ESTADOS UNIDOS, TIERRA DE NO ACOGIDA
El veto migratorio, las deportaciones de
inmigrantes indocumentados y el endurecimiento de los visados y los
requisitos para obtener residencia o asilo, así como el proyecto de
construcción del muro de separación con México, han evidenciado la
agenda xenófoba buscada por la nueva administración. Como consecuencia
directa de esas políticas, salió a la luz la espeluznante instantánea de
varios niños encerrados en una jaula, separados de sus progenitores.
A tal nivel de atrocidad el séptimo arte solo se había acercado desde postulados distópicos como el planteado por Punishment Park,
un falso documental dirigido por Peter Watkins que reimagina unos
Estados Unidos autoritarios en los que el presidente Nixon, en pleno
auge de las protestas de Vietnam, declara el estado de emergencia con la
voluntad de detener a todo aquel que suponga una amenaza para la
seguridad interna.
Sin salirse del estilo documental, con la
intención de denunciar las infames condiciones con las que la
administración Bush (hijo) confinó a los sospechosos de terrorismo en
Guantánamo, Michael Winterbottom dirigió Camino a Guantánamo, un filme crudo sobre ese campamento de horror, prácticas medievales y sistemáticos atropellos de los derechos humanos.

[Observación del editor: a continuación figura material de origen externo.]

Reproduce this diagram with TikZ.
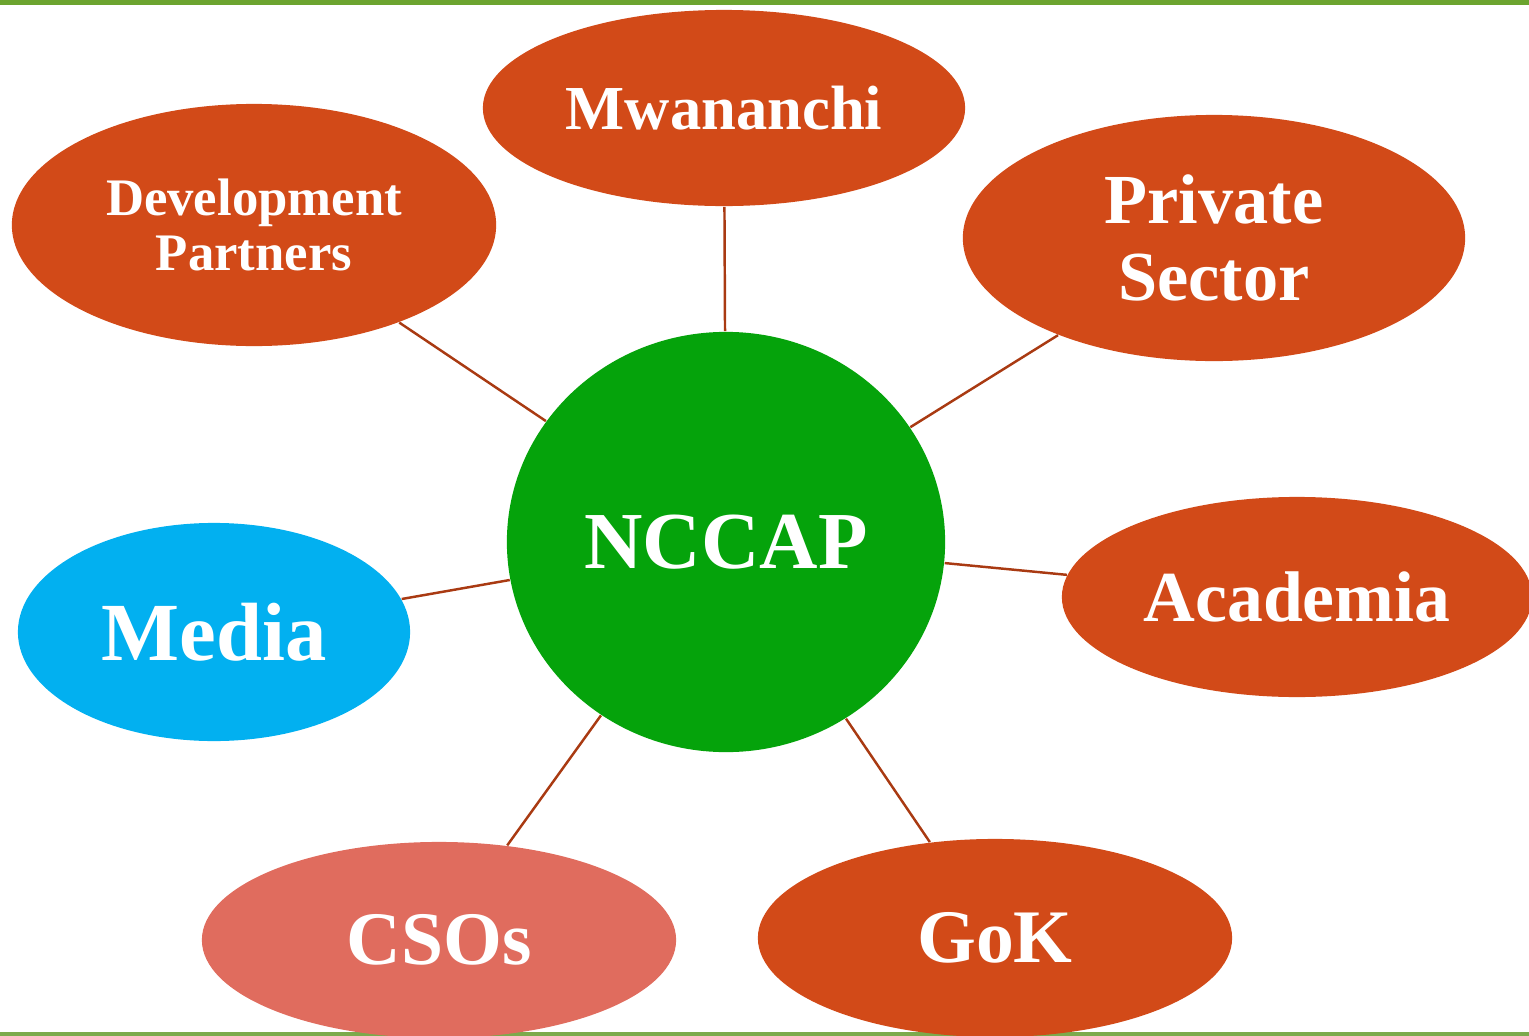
\documentclass[tikz,border=0pt]{standalone}
\usepackage{fontspec}
\setmainfont{Liberation Serif}
\usetikzlibrary{shapes.geometric}

\definecolor{rust}{HTML}{D24A18}
\definecolor{hubgreen}{HTML}{05A30B}
\definecolor{mediablue}{HTML}{02B0F0}
\definecolor{salmon}{HTML}{E06C5E}
\definecolor{linkbrown}{HTML}{A93A12}
\definecolor{barGreen}{HTML}{6CA42F}
\definecolor{barLight}{HTML}{7CAA4C}

\begin{document}
\begin{tikzpicture}[
  x=0.01cm, y=-0.01cm,
  party/.style={ellipse, fill=rust, text=white, align=center, inner sep=0pt},
  hub/.style={ellipse, fill=hubgreen, text=white, inner sep=0pt,
    minimum width=4.38cm, minimum height=4.2cm},
  link/.style={draw=linkbrown, line width=0.7pt}
]
  \useasboundingbox (0,0) rectangle (1529,1036);
  \clip (0,0) rectangle (1529,1036);

  % frame bars
  \fill[barGreen] (0,0) rectangle (1529,5);
  \fill[barLight] (0,1032) rectangle (1529,1036);

  \node[hub, font=\fontsize{23}{24}\selectfont\bfseries] (nccap) at (726,542) {NCCAP};

  \node[party, minimum width=4.82cm, minimum height=1.96cm,
    font=\fontsize{17.8}{19}\selectfont\bfseries] (mwananchi) at (724,108) {Mwananchi};
  \node[party, minimum width=4.84cm, minimum height=2.42cm,
    font=\fontsize{15}{15.6}\selectfont\bfseries] (devpart) at (254,225) {Development\\Partners};
  \node[party, minimum width=5.02cm, minimum height=2.46cm,
    font=\fontsize{20}{22}\selectfont\bfseries] (private) at (1214,238) {Private\\Sector};
  \node[party, minimum width=4.7cm, minimum height=2.0cm,
    font=\fontsize{20.4}{21}\selectfont\bfseries] (academia) at (1297,597) {Academia};
  \node[party, fill=mediablue, minimum width=3.92cm, minimum height=2.18cm,
    font=\fontsize{23.5}{24}\selectfont\bfseries] (media) at (214,632) {Media};
  \node[party, fill=salmon, minimum width=4.74cm, minimum height=1.96cm,
    font=\fontsize{21.5}{22}\selectfont\bfseries] (csos) at (439,940) {CSOs};
  \node[party, minimum width=4.74cm, minimum height=1.98cm,
    font=\fontsize{21.5}{22}\selectfont\bfseries] (gok) at (995,938) {GoK};

  % spokes
  \draw[link] (nccap) -- (mwananchi);
  \draw[link] (nccap) -- (devpart);
  \draw[link] (nccap) -- (private);
  \draw[link] (nccap) -- (academia);
  \draw[link] (nccap) -- (media);
  \draw[link] (nccap) -- (csos);
  \draw[link] (nccap) -- (gok);
\end{tikzpicture}
\end{document}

Del mismo modo, también ha existido una voluntad, sobre todo desde la parcela del cine indie, por retratar las duras condiciones de esos inmigrantes sin papeles, desamparados ante la ley. El séptimo día, de Jim Mckay; Take Out, de Sean Baker y Shih-Ching Tsou; Una vida mejor, de Chris Weitz, o Territorio prohibido,
de Wayne Kramer —sobre las redadas del Ice para deportar inmigrantes—,
son muestras recientes de una problemática que seguirá en las agendas de
algunos cineastas mientras el actual inquilino del Despacho Oval siga
con sus políticas de blindaje de fronteras y de deportaciones masivas.